Dopo Vae Victis! Historica presenta un altro fumetto
d’ambientazione romana. Gli Scudi di
Marte è comunque molto diverso dalla lunga saga di Rocca e Mitton.
Gilles Chaillet abbandona provvidenzialmente il ruolo di disegnatore
riservandosi solo quello di sceneggiatore, mentre ai disegni troviamo un Gine
che in questa sede ha mediato con equilibrio il suo stile più robusto e
popolare con quello nervoso e spezzato degli ultimi lavori. Non ne viene fuori
un disegno “bello”, ma perlomeno efficace.
La trama vede il non più giovane ufficiale Ventidio Charax impegnato in una
indagine atta a scoprire chi stia tramando nelle fila dei Parti (o forse in
seno allo stesso Impero?) per fare scoppiare una nuova guerra che potrebbe
indebolire Roma già provata sul fronte della Dacia.
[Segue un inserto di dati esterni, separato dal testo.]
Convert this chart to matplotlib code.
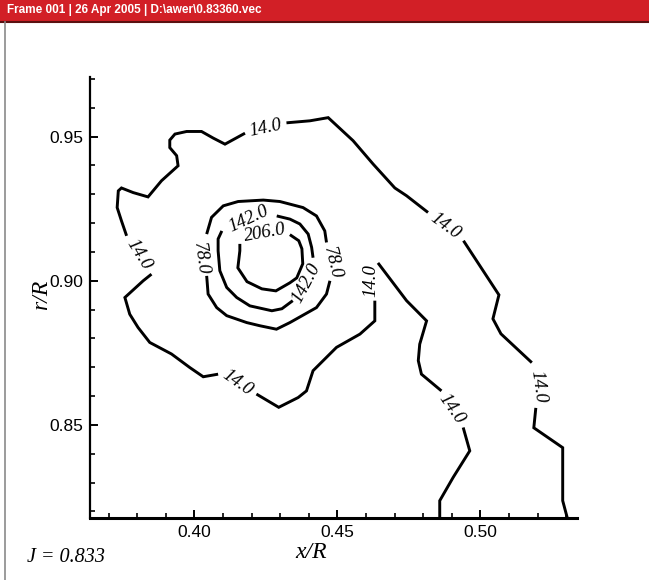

Senza il bisogno di alcuna didascalia esplicativa o nota a piè di pagina
Chaillet riesce a catapultare il lettore nell’ambientazione con rara abilità,
complice anche un incipit fenomenale. Gli
Scudi di Marte si compone di tre volumi e offre avventura, intrigo,
esotismo e una cura manicale ai dettagli storici. Ignoro se si tratti della
semplice trasposizione di fatti realmente accaduti o della fantasia di
Chaillet, sta di fatto che il realismo e la scorrevolezza con cui è proposta la
storia (e il contorno di intrighi politici) sono formidabili. I dialoghi sono
splendidamente costruiti, caricati laddove necessario di sottintesi e di molteplici
livelli di lettura, e i personaggi “recitano” in maniera perfetta. Va anche
segnalato che accanto alla sintassi moderna viene impiegato un lessico
vagamente desueto («donde», «sovente»...), che caratterizza ancora di più
l’ambientazione e i suoi personaggi. Che sia farina del sacco del traduttore o
una scelta già presente in origine rimane comunque un ulteriore motivo
d’interesse.
L’unico piccolo neo, se proprio uno volesse mettersi a cercare un difetto,
è che la figura del protagonista viene descritta in maniera un pochino
idealizzata e molitica, forse un retaggio degli eroi classici della BéDé: integerrimo
oltre ogni dire, è il soldato perfetto e la sua condotta con sottoposti e amici
è sempre impeccabile, anche in spregio del contesto sociale dell’epoca e
dell’anacronismo di certi comportamenti asessuati. Ma in ogni caso sono gli altri
personaggi meno “puri” del fumetto a rammaricarsi di questa sua rettitudine,
quindi alla fine tutto torna.
Non male la colorazione, pur con degli effettacci al computer che
banalizzano e sviliscono un po’ il lavoro di Gine: c’era proprio bisogno di
copiaincollare decorazioni e arazzi sollevandolo dall’incombenza di disegnarli
in prima persona? Così viene a crearsi uno scarto molto forte tra le parti
artigianali e quelle digitali.
Molto buona l’introduzione di Sergio Brancato che si concentra sugli
approfondimenti storici e su alcune considerazioni sul genere, evitando gli
spoileroni a cui ci ha abituati Pollicelli.
Tra i volumi di Historica questo
è uno di quelli che mi sono piaciuti di più. La proposta in un’unica soluzione
permette poi di goderselo tutto d’un fiato senza la frammentazione di Vae Victis! o il dispiacere per la
mancata conclusione di Gengis Khan.
Cazzarola, non seguo questa collana ma mi attirava...!!